SHORT PROBLEM »
Copy out each line exactly; pictures stay out of the copy.

SUPPLIED MATERIAL »
++++++++++++++++++++

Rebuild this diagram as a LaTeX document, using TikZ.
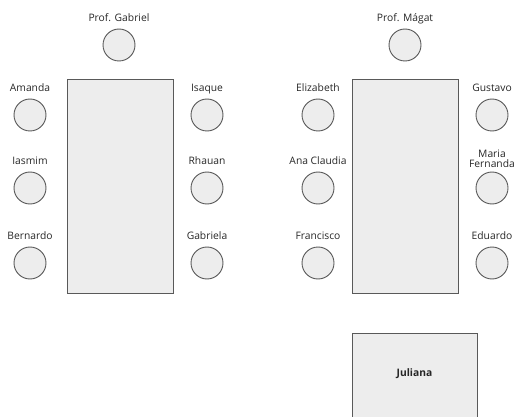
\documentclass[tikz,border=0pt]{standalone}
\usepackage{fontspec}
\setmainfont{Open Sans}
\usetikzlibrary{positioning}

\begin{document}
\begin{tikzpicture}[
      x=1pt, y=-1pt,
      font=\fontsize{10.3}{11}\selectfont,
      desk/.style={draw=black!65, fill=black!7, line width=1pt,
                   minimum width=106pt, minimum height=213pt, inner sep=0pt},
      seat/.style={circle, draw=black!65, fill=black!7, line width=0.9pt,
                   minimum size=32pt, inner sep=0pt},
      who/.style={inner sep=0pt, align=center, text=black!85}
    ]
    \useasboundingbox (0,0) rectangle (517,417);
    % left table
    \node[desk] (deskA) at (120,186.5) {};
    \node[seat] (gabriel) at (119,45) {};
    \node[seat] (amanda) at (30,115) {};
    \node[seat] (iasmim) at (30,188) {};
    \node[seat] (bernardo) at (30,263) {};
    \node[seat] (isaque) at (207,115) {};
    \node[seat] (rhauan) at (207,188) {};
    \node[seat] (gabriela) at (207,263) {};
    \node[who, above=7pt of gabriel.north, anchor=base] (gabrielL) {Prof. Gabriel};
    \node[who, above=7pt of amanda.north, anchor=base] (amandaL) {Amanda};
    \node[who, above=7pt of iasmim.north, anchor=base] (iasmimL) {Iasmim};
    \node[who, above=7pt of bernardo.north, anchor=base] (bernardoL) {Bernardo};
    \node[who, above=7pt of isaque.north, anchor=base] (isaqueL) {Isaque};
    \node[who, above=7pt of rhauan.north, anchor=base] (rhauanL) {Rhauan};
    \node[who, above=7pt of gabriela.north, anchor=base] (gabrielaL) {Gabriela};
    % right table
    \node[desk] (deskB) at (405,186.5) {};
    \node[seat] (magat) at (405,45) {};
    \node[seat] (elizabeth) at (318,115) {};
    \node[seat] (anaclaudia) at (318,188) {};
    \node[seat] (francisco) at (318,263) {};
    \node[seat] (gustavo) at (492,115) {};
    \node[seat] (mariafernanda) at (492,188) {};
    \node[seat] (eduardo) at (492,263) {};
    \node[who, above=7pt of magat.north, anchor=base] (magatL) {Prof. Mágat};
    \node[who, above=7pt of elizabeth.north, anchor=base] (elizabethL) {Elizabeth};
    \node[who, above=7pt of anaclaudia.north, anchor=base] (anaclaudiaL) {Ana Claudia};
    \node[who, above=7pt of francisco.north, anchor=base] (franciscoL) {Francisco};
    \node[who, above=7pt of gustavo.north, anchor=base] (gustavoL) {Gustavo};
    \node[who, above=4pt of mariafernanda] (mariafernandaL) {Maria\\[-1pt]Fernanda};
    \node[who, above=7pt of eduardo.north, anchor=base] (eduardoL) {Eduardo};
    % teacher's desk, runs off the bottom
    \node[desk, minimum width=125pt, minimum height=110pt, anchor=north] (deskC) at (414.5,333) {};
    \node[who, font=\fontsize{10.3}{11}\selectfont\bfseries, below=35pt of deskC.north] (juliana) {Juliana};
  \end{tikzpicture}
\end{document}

++++++++++++++++++++

ANSWER TO THE TASK »
Rebuild this diagram as a LaTeX document, using TikZ.
\documentclass[tikz,border=0pt]{standalone}
\usepackage{fontspec}
\setmainfont{Open Sans}
\usetikzlibrary{positioning}

\begin{document}
\begin{tikzpicture}[
      x=1pt, y=-1pt,
      font=\fontsize{10.3}{11}\selectfont,
      desk/.style={draw=black!65, fill=black!7, line width=1pt,
                   minimum width=106pt, minimum height=213pt, inner sep=0pt},
      seat/.style={circle, draw=black!65, fill=black!7, line width=0.9pt,
                   minimum size=32pt, inner sep=0pt},
      who/.style={inner sep=0pt, align=center, text=black!85}
    ]
    \useasboundingbox (0,0) rectangle (517,417);
    % left table
    \node[desk] (deskA) at (120,186.5) {};
    \node[seat] (gabriel) at (119,45) {};
    \node[seat] (amanda) at (30,115) {};
    \node[seat] (iasmim) at (30,188) {};
    \node[seat] (bernardo) at (30,263) {};
    \node[seat] (isaque) at (207,115) {};
    \node[seat] (rhauan) at (207,188) {};
    \node[seat] (gabriela) at (207,263) {};
    \node[who, above=7pt of gabriel.north, anchor=base] (gabrielL) {Prof. Gabriel};
    \node[who, above=7pt of amanda.north, anchor=base] (amandaL) {Amanda};
    \node[who, above=7pt of iasmim.north, anchor=base] (iasmimL) {Iasmim};
    \node[who, above=7pt of bernardo.north, anchor=base] (bernardoL) {Bernardo};
    \node[who, above=7pt of isaque.north, anchor=base] (isaqueL) {Isaque};
    \node[who, above=7pt of rhauan.north, anchor=base] (rhauanL) {Rhauan};
    \node[who, above=7pt of gabriela.north, anchor=base] (gabrielaL) {Gabriela};
    % right table
    \node[desk] (deskB) at (405,186.5) {};
    \node[seat] (magat) at (405,45) {};
    \node[seat] (elizabeth) at (318,115) {};
    \node[seat] (anaclaudia) at (318,188) {};
    \node[seat] (francisco) at (318,263) {};
    \node[seat] (gustavo) at (492,115) {};
    \node[seat] (mariafernanda) at (492,188) {};
    \node[seat] (eduardo) at (492,263) {};
    \node[who, above=7pt of magat.north, anchor=base] (magatL) {Prof. Mágat};
    \node[who, above=7pt of elizabeth.north, anchor=base] (elizabethL) {Elizabeth};
    \node[who, above=7pt of anaclaudia.north, anchor=base] (anaclaudiaL) {Ana Claudia};
    \node[who, above=7pt of francisco.north, anchor=base] (franciscoL) {Francisco};
    \node[who, above=7pt of gustavo.north, anchor=base] (gustavoL) {Gustavo};
    \node[who, above=4pt of mariafernanda] (mariafernandaL) {Maria\\[-1pt]Fernanda};
    \node[who, above=7pt of eduardo.north, anchor=base] (eduardoL) {Eduardo};
    % teacher's desk, runs off the bottom
    \node[desk, minimum width=125pt, minimum height=110pt, anchor=north] (deskC) at (414.5,333) {};
    \node[who, font=\fontsize{10.3}{11}\selectfont\bfseries, below=35pt of deskC.north] (juliana) {Juliana};
  \end{tikzpicture}
\end{document}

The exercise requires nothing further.